Jones Day, che non è mai stato particolarmente vicino al mondo bancario, ha operato nel tempo una virata verso tale settore, inaugurando nel 2008 (dunque dopo sette anni dal suo sbarco in Italia) la practice di Banking & Finance. Da allora ha fatto sempre più attenzione a individuare le fonti di ricchezza prima ancora che gli sbocchi di investimento, aprendosi al Private Equity e adesso guardando al Corporate Finance. In quest’area ha già seguito: Citi e Citi Global Markets per la fusione di Fondiaria-Sai e Unipol; EDF nell’acquisizione di Delmi da Edison; Snam nell’acquisizione di Transport et Infrastructures Gaz France da Total; e, infine, Eni nell’acquisizione della francese Altergaz ( guidata dalla sede di Parigi).
«Oggi la grossa parte degli investimenti non proviene più dalle banche tradizionalmente concepite ma dagli investitori istituzionali. In più a livello corporate c’è molta liquidità in giro per il mondo, e tale ricchezza cerca un impiego redditizio», ha dichiarato Lombardi. L’accelerazione di questo fenomeno, prima ancora che all’interno dello studio, è avvenuta nel mercato. La practice italiana di Jones Day si è solo messa in scia di questo cambiamento, implementando nel Belpaese delle decisioni strategiche prese a livello globale, sperimentate prima da sedi di maggior peso a livello europeo come Londra e Parigi e poi assunte anche a Milano.
L’insegna americana, che conta oggi 41 uffici sparsi nel mondo, si presenta infatti come una realtà integrata e rigetta l’etichetta del network. «Siamo l’antitesi del franchising», afferma il managing partner italiano, che ogni tre mesi incontra i colleghi del Board europeo con cui condivide le strategie. «Solidarietà interna», «modello unitario», «integrazione amministrativa anche in tema di conflitti» sono le parole chiave per Lombardi, che per trovare un esempio simile cita l’esperienza della prima Arthur Andersen, una partnership dalle caratteristiche definite indipendentemente dai Paesi in cui operava. In effetti il managing partner conferma che una forte della «filiale» italiana è venuta dal far parte di un’organizzazione sovranazionale che ha portato costantemente lavoro. «Storicamente la componente non locale vale almeno la metà del totale e ci ha consentito di ottenere delle quote di mercato a volte in controtendenza rispetto ai competitor».

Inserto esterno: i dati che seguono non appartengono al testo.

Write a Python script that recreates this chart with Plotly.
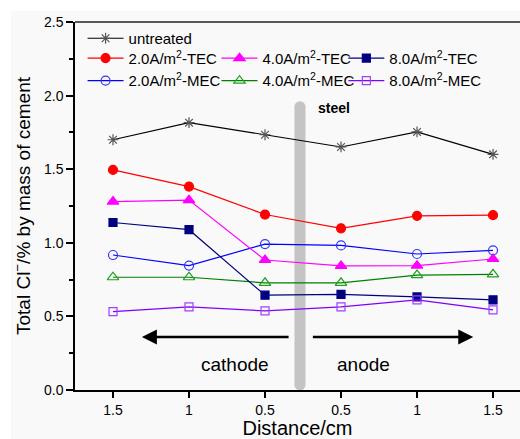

Oggi lo studio conta 40 professionisti e, oltre a Lombardi, 12 soci. Ben otto di questi provengono da lateral effettuati negli ultimi otto anni e dunque il modello di business appare caratterizzato da due elementi: i lavori provenienti dall’estero e quelli introdotti dalle relazioni dirette dei soci. Il respiro internazionale, pur generando fatturato, ha finora mantenuto basso il profilo della sede italiana, ma le cose nel prossimo futuro potrebbero cambiare. « La ragnatela di relazioni e la massa critica stanno crescendo», afferma Lombardi, che nei prossimi 24 mesi punta a gestire l’integrazione degli ultimi ingressi e a riequilibrare crescita interna ed esterna. Tale necessità potrebbe rappresentare anche l’occasione per iniziare a lavorare su un altro riequilibrio: quello della parità di genere. Attualmente i partner sono esclusivamente uomini e tra i papabili per allargare il novero dei soci ci sono in prima fila proprio le professioniste dello studio.
Nel frattempo lo studio americano ha visto uscire sempre verso Ughi e Nunziante (come socia) proprio una delle associate di più lungo corso, Afra Mantoni, operante in Jones Day dal 2004 ed esperta in pratiche di protezione dei dati e implementazione di procedure di compliance.